The brown hardback is C S Lewis' Preface to John Milton. It's actually a series of lectures Lewis delivered and then wrote up into book form. It kind of goes all round Milton in a way that's fascinating, but not focussed. I would like to read it again at some point when I'm not sifting it for relevant bits for an essay.

Next to that is The Great Divorce by C S Lewis. I got this from Hammersmith Library just today. It’s C S Lewis’ answer to Blake’s The Marriage of Heaven and Hell, the other book my next assignment is on. I got it because I thought it might have some relevance. It doesn’t really, although there is something in there about the concept of a hero being all about ego, and ego a bit ridiculous when you talk about heaven in Lewis’ terms. Despite not being what I needed I'm glad I read it. It’s an interesting small book, with something Chestertonian in it, and something about the petty little things people can’t let go of, even to save themselves.

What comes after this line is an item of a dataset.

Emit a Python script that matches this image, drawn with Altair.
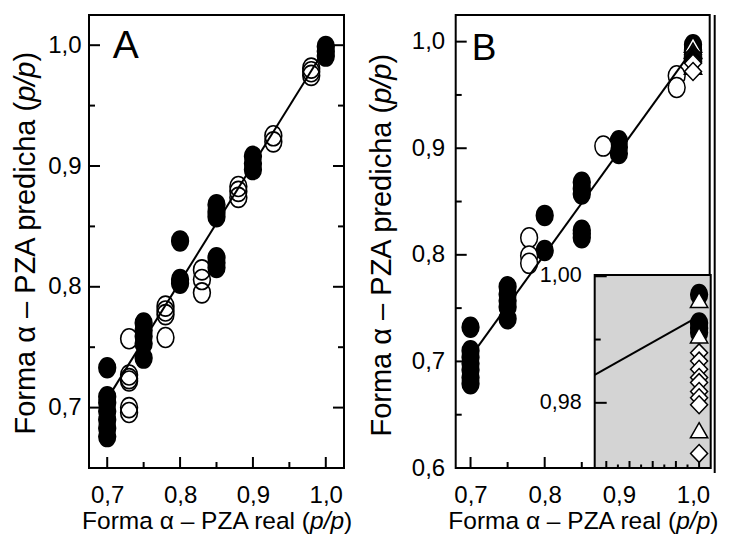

Charlotte Bronte - Selected Letters. I've been dipping into these from time to time. I've just got to one where Charlotte is thinking back and seeing the coughs and seemingly minor illnesses of her sisters and herself afresh in light of the recent deaths. It's amazing, and tragic, to think that such strength of imagination and personality was housed in such flimsy bodies. 

The Frozen Shroud - Martin Edwards. I know Edwards better as the writer of books about the Golden Age of Crime and the man who does the introductions to the British Library Classics (see Bude and Farjeon above). I thought I should get to know him as a crime writer himself. I don't read a lot of modern crime - often it's more gruesome and darker than 'classic' crime - but I'll see how it goes.

The Lazy Tour of Two Idle Apprentices - Wilkie Collins and Charles Dickens. I've read this before but I don't remember it in much detail. I think very little happens, but it was a joy to read anyway. It's a Hesperus press book, and beautifully made, so if I still really like it, I may have to bite the bullet and buy it.